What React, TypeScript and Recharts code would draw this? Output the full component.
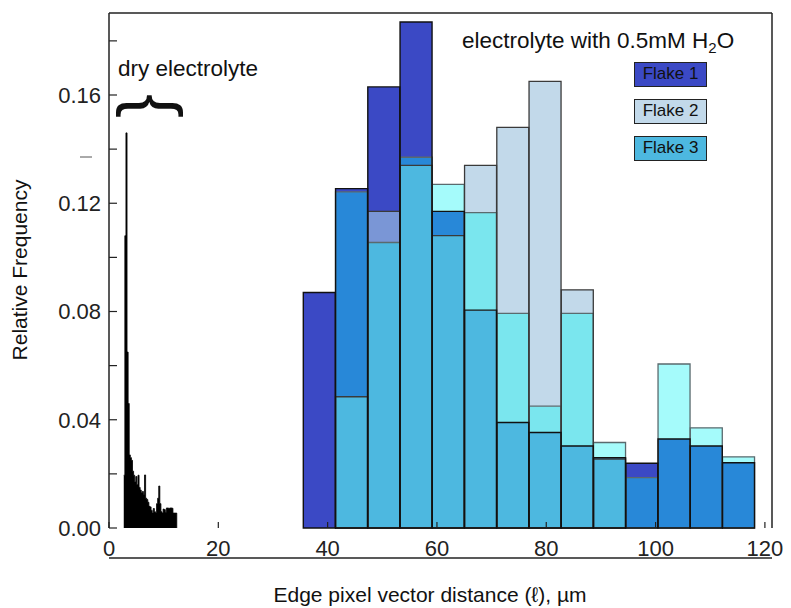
import React from 'react';
import { ComposedChart, Bar, Area, Cell, XAxis, YAxis, Legend } from 'recharts';

// histogram bin centres (µm) and relative frequencies per flake
const binCenters = [38.5, 44.4, 50.3, 56.2, 62.1, 68.0, 73.9, 79.8, 85.7, 91.6, 97.5, 103.4, 109.3, 115.2];
const flake1 = [0.087, 0.1254, 0.163, 0.187, 0.117, 0.0805, 0.039, 0.0353, 0.0303, 0.026, 0.0239, 0.0329, 0.0303, 0.0241];
const flake2 = [0, 0.0485, 0.117, 0.134, 0.108, 0.134, 0.148, 0.165, 0.088, 0.0255, 0, 0, 0, 0];
const flake3 = [0, 0.1242, 0.1055, 0.137, 0.127, 0.1165, 0.0793, 0.045, 0.0793, 0.0316, 0.0186, 0.0606, 0.037, 0.0263];

// dry electrolyte fine histogram
const dryX = [2.7, 2.9, 3.1, 3.3, 3.5, 3.7, 3.9, 4.1, 4.3, 4.5, 4.7, 4.9, 5.1, 5.3, 5.5, 5.7, 5.9, 6.1, 6.3, 6.5, 6.7, 6.9, 7.1, 7.3, 7.5, 7.7, 7.9, 8.1, 8.3, 8.5, 8.7, 8.9, 9.1, 9.3, 9.5, 9.7, 9.9, 10.1, 10.3, 10.5, 10.7, 10.9, 11.1, 11.3, 11.5, 11.7, 11.9, 12.1, 12.4];
const dryFreq = [0.0195, 0.108, 0.146, 0.065, 0.046, 0.027, 0.026, 0.025, 0.021, 0.0195, 0.017, 0.019, 0.016, 0.0195, 0.015, 0.014, 0.013, 0.0135, 0.0125, 0.0196, 0.011, 0.0105, 0.0095, 0.008, 0.0078, 0.0065, 0.0055, 0.0072, 0.006, 0.0055, 0.009, 0.011, 0.0155, 0.009, 0.006, 0.0055, 0.007, 0.0068, 0.0058, 0.0074, 0.0074, 0.0072, 0.0074, 0.0074, 0.0073, 0.0055, 0.0055, 0.0055, 0];

const xTicks = [0, 20, 40, 60, 80, 100, 120];
const yTicks = [0, 0.02, 0.04, 0.06, 0.08, 0.1, 0.12, 0.14, 0.16, 0.18];
const X_MAX = 121.3;
const Y_MAX = 0.1903;

const flakeNames = ['Flake 1', 'Flake 2', 'Flake 3'];
const legendColors = ['#3b49c5', '#c2d9ea', '#4db8e0'];
// colour of a region depending on which flakes overlap (bit 1 = flake 1, 2 = flake 2, 4 = flake 3)
const overlapColors: Record<number, string> = {
  1: '#3b49c5',
  2: '#c2d9ea',
  4: '#a5fbfb',
  3: '#7a96d6',
  5: '#2888d8',
  6: '#7ae6ee',
  7: '#4db8e0',
};

const rows = binCenters.map((x, i) => {
  const vals = [flake1[i], flake2[i], flake3[i]];
  const order = [0, 1, 2].sort((a, b) => vals[a] - vals[b]);
  const row: Record<string, number | string> = { x, f1: vals[0], f2: vals[1], f3: vals[2] };
  let prev = 0;
  order.forEach((idx, k) => {
    const mask = order.slice(k).reduce((m, j) => m | (1 << j), 0);
    row['s' + k] = vals[idx] - prev;
    row['c' + k] = overlapColors[mask];
    prev = vals[idx];
  });
  return row;
});

const dryRows = dryX.map((x, i) => ({ x, v: dryFreq[i] }));

const font = 'Liberation Sans, Arial, sans-serif';
const axisStroke = { stroke: '#222', strokeWidth: 1.5 };
const PLOT_BOTTOM = 528;

const FlakeLegend = () => (
  <div style={{ fontFamily: font }}>
    {flakeNames.map((name, i) => (
      <div
        key={name}
        style={{
          boxSizing: 'border-box',
          width: 73,
          height: 25,
          marginBottom: 12,
          background: legendColors[i],
          border: '1.5px solid #222',
          fontSize: 17,
          lineHeight: '22px',
          textAlign: 'center',
          color: '#111',
        }}
      >
        {name}
      </div>
    ))}
  </div>
);

// bottom tick: short inward mark plus label underneath
const XTick = (props: any) => {
  const { x, payload } = props;
  return (
    <g>
      <line x1={x} x2={x} y1={PLOT_BOTTOM} y2={PLOT_BOTTOM - 6} stroke="#222" strokeWidth={1.2} />
      <text x={x} y={556} textAnchor="middle" fontSize={22} fill="#222" fontFamily={font}>
        {payload.value}
      </text>
    </g>
  );
};

export default function App() {
  return (
    <div style={{ position: 'absolute', left: 0, top: 0, fontFamily: font }}>
      <ComposedChart
        width={791}
        height={608}
        data={rows}
        margin={{ top: 12, right: 18, bottom: 0, left: 0 }}
        barCategoryGap={0}
        barGap={0}
      >
        <XAxis
          xAxisId="main"
          dataKey="x"
          type="number"
          domain={[0, X_MAX]}
          ticks={xTicks}
          interval={0}
          height={80}
          axisLine={axisStroke}
          tickLine={false}
          tick={<XTick />}
        />
        <XAxis xAxisId="o1" dataKey="x" type="number" domain={[0, X_MAX]} hide />
        <XAxis xAxisId="o2" dataKey="x" type="number" domain={[0, X_MAX]} hide />
        <XAxis xAxisId="o3" dataKey="x" type="number" domain={[0, X_MAX]} hide />
        <XAxis xAxisId="dry" dataKey="x" type="number" domain={[0, X_MAX]} hide />
        <XAxis
          xAxisId="top"
          orientation="top"
          type="number"
          domain={[0, X_MAX]}
          height={1}
          tick={false}
          tickLine={false}
          axisLine={axisStroke}
        />
        <YAxis
          type="number"
          domain={[0, Y_MAX]}
          ticks={yTicks}
          interval={0}
          width={109}
          axisLine={axisStroke}
          tickLine={{ stroke: '#222', strokeWidth: 1.2 }}
          tickSize={-8}
          tickMargin={16}
          tickFormatter={(v: number) => (Math.round(v * 100) % 4 === 0 ? v.toFixed(2) : '')}
          tick={{ fontSize: 22, fill: '#222', fontFamily: font }}
        />
        <YAxis
          yAxisId="right"
          orientation="right"
          type="number"
          domain={[0, Y_MAX]}
          ticks={yTicks}
          interval={0}
          width={1}
          axisLine={axisStroke}
          tickLine={{ stroke: '#222', strokeWidth: 1.2 }}
          tickSize={-8}
          tickFormatter={() => ''}
        />

        <Area
          xAxisId="dry"
          data={dryRows}
          dataKey="v"
          type="stepAfter"
          stroke="#000"
          strokeWidth={0.8}
          fill="#000"
          fillOpacity={1}
          dot={false}
          activeDot={false}
          isAnimationActive={false}
        />

        {[0, 1, 2].map((k) => (
          <Bar key={'s' + k} xAxisId="main" dataKey={'s' + k} stackId="hist" isAnimationActive={false}>
            {rows.map((r, i) => (
              <Cell key={i} fill={r['c' + k] as string} />
            ))}
          </Bar>
        ))}

        <Bar xAxisId="o3" dataKey="f3" fill="none" stroke="#5a6a6e" strokeWidth={1.3} isAnimationActive={false} />
        <Bar xAxisId="o2" dataKey="f2" fill="none" stroke="#3a3a3a" strokeWidth={1.3} isAnimationActive={false} />
        <Bar xAxisId="o1" dataKey="f1" fill="none" stroke="#111" strokeWidth={1.4} isAnimationActive={false} />

        <Legend
          layout="vertical"
          align="center"
          verticalAlign="middle"
          wrapperStyle={{ top: 62, left: 634, width: 74 }}
          content={() => <FlakeLegend />}
        />

        <text x={118} y={76} fontSize={22.5} fill="#111" fontFamily={font}>
          dry electrolyte
        </text>
        <text
          transform="translate(143,106) rotate(-90)"
          textAnchor="middle"
          dominantBaseline="central"
          fontSize={72}
          fill="#111"
          fontFamily={font}
        >
          {'}'}
        </text>
        <text x={462} y={48} fontSize={22.5} fill="#111" fontFamily={font}>
          electrolyte with 0.5mM H
          <tspan fontSize={15} dy={5}>2</tspan>
          <tspan dy={-5}>O</tspan>
        </text>
        <line x1={80} x2={92} y1={157} y2={157} stroke="#555" strokeWidth={1} />
        <text
          transform="translate(19,270) rotate(-90)"
          textAnchor="middle"
          dominantBaseline="central"
          fontSize={21}
          fill="#111"
          fontFamily={font}
        >
          Relative Frequency
        </text>
        <text x={430} y={602} textAnchor="middle" fontSize={21} fill="#111" fontFamily={font}>
          Edge pixel vector distance (ℓ), µm
        </text>
      </ComposedChart>
    </div>
  );
}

(Task prompt) Leave out the pictures and restate, word for word, the lines from the top of the data through the line containing "XAxis, YAxis, Legend", both included.

(Exercise response)
What React, TypeScript and Recharts code would draw this? Output the full component.
import React from 'react';
import { ComposedChart, Bar, Area, Cell, XAxis, YAxis, Legend } from 'recharts';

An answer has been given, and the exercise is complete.